Topology optimization is an exciting technology that allows designers to optimize material layout within a given design space, and for a given set of loads, boundary conditions and constraints, with a goal of maximizing the performance of a product. The optimal shape of a part is often organic and counterintuitive, and difficult or impossible to manufacture using traditional methods. By its very nature, additive manufacturing opens up whole new possibilities for the real-world production of these optimized parts. Along with the potential gains comes challenges unique to the manufacturing process, however. We've seen that the use of supports for overhanging features during the printing process is necessary but costly. If we could optimize our product designs while minimizing the requirement for supports at the same time, we will be taking advantage of the best of both technologies.

The AM Overhang Constraint available in Ansys Mechanical's topology optimization tools allows us to do just that. The goal of the overhang constraint is to create a self-supporting structure so that it may be printed without adding supports. We will examine the overall workflow of using topology optimization combined with AM Process Simulation as well as the specific usage of the overhang constraint in this section. For a general discussion of how topology optimization is implemented in Ansys Mechanical, see Structural Optimization Overview.

Topology Optimization and AM Process Simulation Workflow

The general workflow in a linked topology optimization and AM simulation is shown in the following figure.

Step A – Run an initial static structural analysis to establish loads and boundary conditions and baseline results in Mechanical.

Step B – Run the topology optimization analysis with the AM Overhang Constraint in Mechanical.

Step C – Clean up the optimized geometry in SpaceClaim and then validate the design in Mechanical. Search for the Additive Manufacturing section in the SpaceClaim documentation. Also, see Performing Design Validation in the Structural Optimization in Mechanical.

Steps D and E – Run the additive manufacturing simulation on the optimized design in Mechanical.

AM Overhang Constraint Methodology

The AM Overhang Constraint is defined by a printing direction and an overhang angle.

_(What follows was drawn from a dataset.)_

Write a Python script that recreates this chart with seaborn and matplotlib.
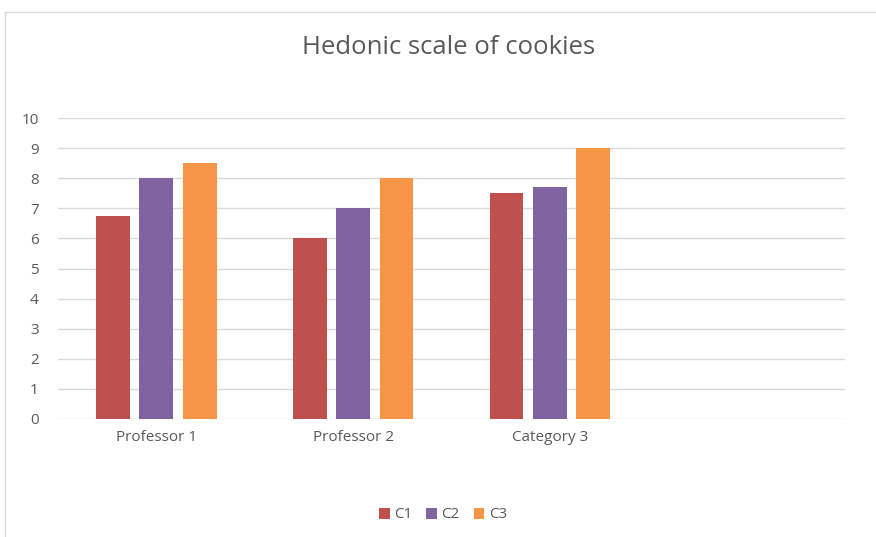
import matplotlib
matplotlib.use("Agg")
import matplotlib.pyplot as plt
import seaborn as sns
import pandas as pd
from matplotlib.patches import Rectangle, Patch

categories = ["Professor 1", "Professor 2", "Category 3"]
series = ["C1", "C2", "C3"]
c1 = [6.75, 6.0, 7.5]
c2 = [8.0, 7.0, 7.7]
c3 = [8.5, 8.0, 9.0]
colors = ["#C0504D", "#8064A2", "#F79646"]
yticks = list(range(0, 11))

rows = []
for s, vals in zip(series, [c1, c2, c3]):
    for c, v in zip(categories, vals):
        rows.append({"cat": c, "series": s, "val": v})
df = pd.DataFrame(rows)

sns.set_theme(style="white")
plt.rcParams['font.family'] = ['Open Sans', 'DejaVu Sans']
txt = "#595959"

fig = plt.figure(figsize=(8.76, 5.37), dpi=100)
ax = fig.add_axes([58/876, 1-419/537, (845-58)/876, (419-118)/537])

sns.barplot(data=df, x="cat", y="val", hue="series", order=categories,
            hue_order=series, palette=colors, width=0.66, gap=0.22,
            saturation=1, ax=ax, legend=False, linewidth=0)

ax.set_xlim(-0.5, 3.5)
ax.set_ylim(0, 10)
ax.set_yticks(yticks)
ax.set_yticklabels([str(t) for t in yticks], color=txt, fontsize=11)
ax.set_xticks(range(len(categories)))
ax.set_xticklabels(categories, color=txt, fontsize=11)
ax.tick_params(axis="y", length=0, pad=14)
ax.tick_params(axis="x", length=0, pad=8)
ax.grid(axis="y", color="#D9D9D9", linewidth=1)
ax.set_axisbelow(True)
for sp in ax.spines.values():
    sp.set_visible(False)
ax.set_xlabel("")
ax.set_ylabel("")

fig.text(449/876, 1-47/537, "Hedonic scale of cookies", ha="center", va="center",
         fontsize=18.5, color=txt)

handles = [Patch(facecolor=c, edgecolor="none") for c in colors]
fig.legend(handles, series, loc="center", bbox_to_anchor=(443/876, 1-515/537),
           ncol=3, frameon=False, fontsize=11, handlelength=0.7, handleheight=0.7,
           handletextpad=0.3, columnspacing=0.9, labelcolor=txt)

fig.patches.append(Rectangle((5/876, -0.01), 1.0, 1-12/537 + 0.01, transform=fig.transFigure,
                             fill=False, edgecolor="#D9D9D9", linewidth=1))

fig.savefig("out.png", dpi=100)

The printing direction can be one of the global coordinate system axes (either the positive or negative direction).

The overhang angle restricts the state of optimized elements. (Optimized elements are those that are "kept" in the final design and that contribute to the system's overall stiffness matrix; that is, are filled with material.) An element will be kept only if there is a supporting element in the layer below (or above depending on the printing direction) that is also filled with material. An element is called a supporting element of another element if the angle between the line defined by their centroids and the base plate is greater than, or equal to, the overhang angle. The following figure demonstrates the restriction with an overhang angle of 45° in 2D. The printing direction is from the bottom to the top. In order to fill the yellow element with material, at least one of the blue elements has to be filled, too. Which of the blue elements will be kept depends on the state of the surrounding elements as well as the load path. In the final design all remaining optimized elements have supporting elements.

Base Plate

The surface of the base plate is a plane perpendicular to the build direction. The base plate touches the design region from below for positive printing direction (or from above for negative ones). For a design to be printable, it requires a connection to the base plate. The results will depend on the size of the area of contact. Results of the optimization will improve with increased contact area.

Excluded Elements

Excluded elements in the design region can lead to designs that do not satisfy the overhang constraint. It cannot be guaranteed that these excluded elements are supported with respect to the overhang angle. Excluded elements are always considered to provide support to optimized elements.

Example of AM Overhang Constraint Used in Topology Optimization

As shown in the following figure, a bracket-type component has two counterbored bolt holes at one end and a through hole going through two flanges at the other. The bolt holes are fixed and a remote force is applied to the two holes of the flanges. These regions are excluded from the topology optimization and are shown in red. The remainder of the geometry is our design region (purple). We want to minimize material on the component while still maintaining its ability to structurally support the loads.

We used topology optimization first without, and then with, the AM Overhang Constraint. We set a mass response constraint range of 10-13% material to retain. When using the AM Overhang Constraint, we set an overhang angle of 45°. The print (or build) direction is from 0 along the positive Z axis.

Comparing the two models, you can see there are several surfaces that will require supports in the first image, especially underneath the branched structures. While not entirely eliminating them, the second model minimizes these surfaces. Note also that the through holes will need to be supported during 3D printing. The hole surfaces were not modified, as they were excluded regions.